Jacques Offenbach (20 June 1819 - 5 October 1880) was born 197 years ago today in Germany, the son of a synagogue cantor. He showed great musical promise as a child, and at the age of 14 he was accepted as a student at the Paris Conservatory. For most of the rest of his life, he lived in France. He achieved international acclaim as a cellist and conductor: but his dream was to write light, comic works for musical theatre (today sometimes called operettas, but which are, in fact, the equivalent of musicals). No one would stage them, so he rented a hall and staged them himself to quick acclaim. By doing this, he is considered the father of the musical.
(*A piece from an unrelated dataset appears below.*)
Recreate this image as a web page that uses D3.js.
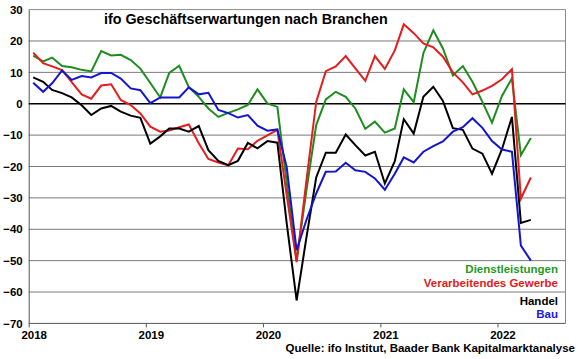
<!DOCTYPE html>
<html><head><meta charset="utf-8">
<script src="https://cdn.jsdelivr.net/npm/d3@7"></script>
<style>
html,body{margin:0;padding:0;background:#fff;}
svg{display:block;font-family:"Liberation Sans",Arial,sans-serif;}
</style></head>
<body><svg id="c" width="580" height="359"></svg>
<script>
const months = ["2018-01","2018-02","2018-03","2018-04","2018-05","2018-06","2018-07","2018-08","2018-09","2018-10","2018-11","2018-12",
"2019-01","2019-02","2019-03","2019-04","2019-05","2019-06","2019-07","2019-08","2019-09","2019-10","2019-11","2019-12",
"2020-01","2020-02","2020-03","2020-04","2020-05","2020-06","2020-07","2020-08","2020-09","2020-10","2020-11","2020-12",
"2021-01","2021-02","2021-03","2021-04","2021-05","2021-06","2021-07","2021-08","2021-09","2021-10","2021-11","2021-12",
"2022-01","2022-02","2022-03","2022-04"];
const dienstleistungen = [15.3,13.5,14.7,12.0,11.6,10.8,10.3,16.8,15.4,15.6,13.9,11.2,
6.6,2.0,9.8,12.1,5.3,2.2,-1.5,-4.2,-2.9,-1.8,-0.4,4.6,
0.1,-1.0,-25,-50,-28,-6.8,1.4,3.8,2.2,-1.5,-8.0,-5.7,
-9.2,-7.9,4.6,0.5,16.1,23.4,17.6,9.0,12.0,7.0,0.6,-6.0,
2.5,8.1,-16.4,-10.9];
const verarbeitendes = [16.3,12.9,11.9,10.7,6.9,3.0,1.6,5.8,6.2,1.2,-0.4,-3.1,
-7.3,-8.9,-8.5,-7.5,-6.6,-12.6,-17.6,-18.7,-19.6,-14.3,-14.5,-11.8,
-10.1,-8.3,-29,-50.5,-25,0.6,10.4,11.9,15.2,11.3,7.3,15.2,
11.1,17.0,25.3,22.5,19.2,18.0,15.0,10.0,6.8,3.0,4.2,5.7,
7.8,11.0,-30.2,-23.5];
const handel = [8.4,7.0,4.4,3.4,2.0,-0.5,-3.6,-1.5,-0.7,-2.5,-3.8,-4.5,
-12.7,-10.4,-7.9,-7.9,-8.9,-7.1,-14.8,-18.2,-19.6,-18.2,-12.5,-14.2,
-11.9,-12.4,-38,-62.7,-43,-23.5,-15.6,-15.6,-9.8,-13.2,-16.5,-15.3,
-25.4,-18.3,-4.9,-9.5,2.2,5.4,0.9,-7.8,-8.3,-14.3,-15.9,-22.3,
-14.5,-4.2,-38.0,-37.0];
const bau = [6.7,3.8,6.5,10.6,7.6,8.8,8.4,9.8,9.8,8.0,4.9,4.3,
0.2,2.0,2.0,2.0,5.2,3.0,3.5,-2.0,-3.0,-4.4,-3.6,-7.0,
-8.6,-8.2,-20.1,-46.7,-37.2,-28.6,-21.7,-21.6,-18.8,-21.2,-21.7,-23.8,
-27.4,-22.3,-17.1,-18.7,-15.3,-13.5,-12.0,-8.9,-7.5,-4.6,-7.7,-11.9,
-14.6,-15.3,-45.2,-50.0];
const yTicks = [30,20,10,0,-10,-20,-30,-40,-50,-60,-70];
const xTickYears = ["2018","2019","2020","2021","2022"];
const seriesNames = ["Dienstleistungen","Verarbeitendes Gewerbe","Handel","Bau"];
const seriesColors = ["#1e8c1e","#e41e1e","#000000","#1414d2"];
const legendColors = ["#1f9a1f","#e02020","#000000","#1a1ad8"];
const title = "ifo Geschäftserwartungen nach Branchen";
const source = "Quelle: ifo Institut, Baader Bank Kapitalmarktanalyse";

const svg = d3.select("#c");
const parse = d3.timeParse("%Y-%m-%d");
const x = d3.scaleTime().domain([parse("2018-01-01"), parse("2022-08-01")]).range([28.7, 565.5]);
const y = d3.scaleLinear().domain([-70, 30]).range([323.4, 9.6]);
const dates = months.map(m => parse(m + "-15"));
const allSeries = [dienstleistungen, verarbeitendes, handel, bau];

// plot frame (top and right)
svg.append("path").attr("d", `M${x.range()[0]},${y(30)}H${x.range()[1]}V${y(-70)}`)
  .attr("fill","none").attr("stroke","#8a8a8a").attr("stroke-width",1);

// gridlines
svg.append("g").selectAll("line").data(yTicks.filter(t => t !== 0 && t !== -70 && t !== 30)).join("line")
  .attr("x1", x.range()[0]).attr("x2", x.range()[1])
  .attr("y1", d => y(d)).attr("y2", d => y(d))
  .attr("stroke","#7a7a7a").attr("stroke-width",1);

// y axis
const yAxis = d3.axisLeft(y).tickValues(yTicks).tickSize(0).tickPadding(6);
const gy = svg.append("g").attr("transform", `translate(${x.range()[0]},0)`).call(yAxis);
gy.select(".domain").attr("stroke","#555").attr("stroke-width",1);
gy.selectAll("text").attr("font-size","11.5px").attr("font-weight","bold").attr("fill","#000")
  .attr("font-family","'Liberation Sans',Arial,sans-serif");

// x axis
const xAxis = d3.axisBottom(x).tickValues(xTickYears.map(yv => parse(yv + "-01-01")))
  .tickFormat(d3.timeFormat("%Y")).tickSize(4).tickPadding(3);
const gx = svg.append("g").attr("transform", `translate(0,${y(-70)})`).call(xAxis);
gx.select(".domain").attr("stroke","#555").attr("stroke-width",1).attr("d", `M${x.range()[0]},0H${x.range()[1]}`);
gx.selectAll(".tick line").attr("stroke","#555");
gx.selectAll("text").attr("font-size","11.5px").attr("font-weight","bold").attr("fill","#000")
  .attr("dx", 5).attr("font-family","'Liberation Sans',Arial,sans-serif");

// zero line
svg.append("line").attr("x1", x.range()[0]).attr("x2", x.range()[1])
  .attr("y1", y(0)).attr("y2", y(0)).attr("stroke","#000").attr("stroke-width",1.6);

// lines
const line = d3.line().x((d,i) => x(dates[i])).y(d => y(d));
allSeries.forEach((s, k) => {
  svg.append("path").datum(s).attr("d", line).attr("fill","none")
    .attr("stroke", seriesColors[k]).attr("stroke-width", 2).attr("stroke-linejoin","miter");
});

// title
svg.append("text").attr("x", 104).attr("y", 23.5).text(title)
  .attr("font-size","14.3px").attr("font-weight","bold").attr("fill","#000");

// legend
const legendY = [272.5, 287, 305, 317.5];
seriesNames.forEach((n,k) => {
  svg.append("text").attr("x", 558).attr("y", legendY[k]).attr("text-anchor","end").text(n)
    .attr("font-size","11.5px").attr("font-weight","bold").attr("fill", legendColors[k]);
});

// source
svg.append("text").attr("x", 575).attr("y", 352).attr("text-anchor","end").text(source)
  .attr("font-size","11.5px").attr("font-weight","bold").attr("fill","#000");
</script>
</body></html>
Nietzsche's famous quote "moments of wanton perfection" was written in tribute to Offenbach, who, he said, achieved five—sometimes six—such moments per operetta/musical. The "Barcarole" alone contains at least that many perfect moments, including the shimmering opening that builds excitement and anticipation; the strumming of the harp just before the voices; the moments when the Gondolier and chorus join in; the wordless notes of the sopranos at the end; and the final, prayer-like finish from the chorus.
Here is a link to Dame Joan Sutherland and Huguette Tourangeau singing Offenbach's "Barcarole," with Richard Bonynge briefly as the gondolier; Paul Guigue conducts L'Orchestre de la Suisse Romande, with the Chorus Pro Arte Lausanne Du Brassus and the Radio Suisse Romande Chorus:
Critics, commenting when Offenbach died, thought that his music would soon be forgotten. How wrong they were.
The "Barcarole" has been transcribed for orchestra and for many different solo instruments, including the piano. I used to play an arrangement of the "Barcarole" on the piano; it is a piece I want to get back in my fingers.
No birthday of Offenbach should pass without mention of his "Can-Can." Does anyone not know this song? Ascetics in their caves must know it. It is from Offenbach's hugely popular operetta/musical Orpheus in the Underworld. Here is a link to an exuberant recording from the album Offenbach: Can-Can and Other Favorites; Cesare Cantieri conducts the London Festival Orchestra:
I photographed, "A Time to Dance," the flowers, above, at Temple Square in Salt Lake City (April 2006); the title of the photograph is from Ecclesiastes 3:4 (KJV): "A time to weep, and a time to laugh; a time to mourn, and a time to dance."